Reproduce the listing below exactly, beginning with its first line and ending with the line that holds "ax.text(xi, v +"; pictures are not part of the copy.

*Provided material*
-------

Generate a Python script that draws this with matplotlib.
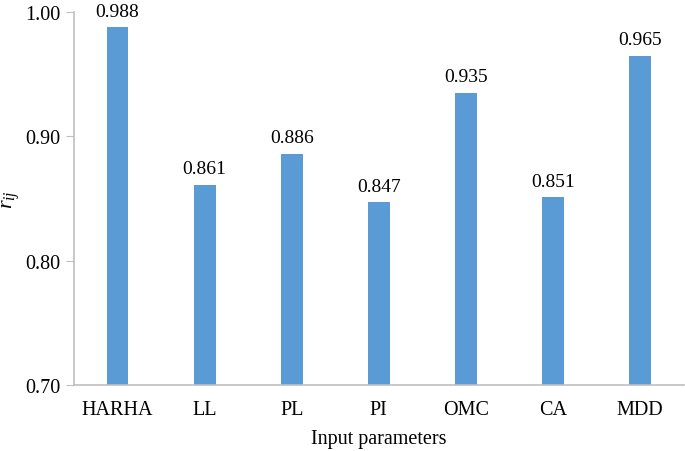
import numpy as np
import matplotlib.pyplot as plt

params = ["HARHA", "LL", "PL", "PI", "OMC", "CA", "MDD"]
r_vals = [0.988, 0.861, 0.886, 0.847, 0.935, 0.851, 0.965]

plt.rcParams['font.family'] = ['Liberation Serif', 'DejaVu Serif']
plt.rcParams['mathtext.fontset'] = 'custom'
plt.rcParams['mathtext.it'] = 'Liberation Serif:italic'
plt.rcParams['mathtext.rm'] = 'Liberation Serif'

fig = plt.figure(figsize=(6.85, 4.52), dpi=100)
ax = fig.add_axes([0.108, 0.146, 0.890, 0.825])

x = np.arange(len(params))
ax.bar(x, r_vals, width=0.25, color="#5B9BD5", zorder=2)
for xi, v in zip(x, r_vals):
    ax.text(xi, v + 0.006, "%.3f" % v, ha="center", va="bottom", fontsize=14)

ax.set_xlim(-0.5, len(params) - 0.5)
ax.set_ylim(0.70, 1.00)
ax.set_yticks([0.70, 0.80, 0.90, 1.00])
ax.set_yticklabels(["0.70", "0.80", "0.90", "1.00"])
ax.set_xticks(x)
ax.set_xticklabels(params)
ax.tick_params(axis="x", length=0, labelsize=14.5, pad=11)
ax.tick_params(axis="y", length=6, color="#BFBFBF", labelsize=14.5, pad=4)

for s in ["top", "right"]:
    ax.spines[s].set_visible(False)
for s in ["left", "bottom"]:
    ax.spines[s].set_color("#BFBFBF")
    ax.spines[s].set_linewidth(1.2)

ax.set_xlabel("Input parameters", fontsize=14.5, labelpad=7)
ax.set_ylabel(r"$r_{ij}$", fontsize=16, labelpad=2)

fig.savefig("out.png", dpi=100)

-------

*Answer below*
Generate a Python script that draws this with matplotlib.
import numpy as np
import matplotlib.pyplot as plt

params = ["HARHA", "LL", "PL", "PI", "OMC", "CA", "MDD"]
r_vals = [0.988, 0.861, 0.886, 0.847, 0.935, 0.851, 0.965]

plt.rcParams['font.family'] = ['Liberation Serif', 'DejaVu Serif']
plt.rcParams['mathtext.fontset'] = 'custom'
plt.rcParams['mathtext.it'] = 'Liberation Serif:italic'
plt.rcParams['mathtext.rm'] = 'Liberation Serif'

fig = plt.figure(figsize=(6.85, 4.52), dpi=100)
ax = fig.add_axes([0.108, 0.146, 0.890, 0.825])

x = np.arange(len(params))
ax.bar(x, r_vals, width=0.25, color="#5B9BD5", zorder=2)
for xi, v in zip(x, r_vals):
    ax.text(xi, v + 0.006, "%.3f" % v, ha="center", va="bottom", fontsize=14)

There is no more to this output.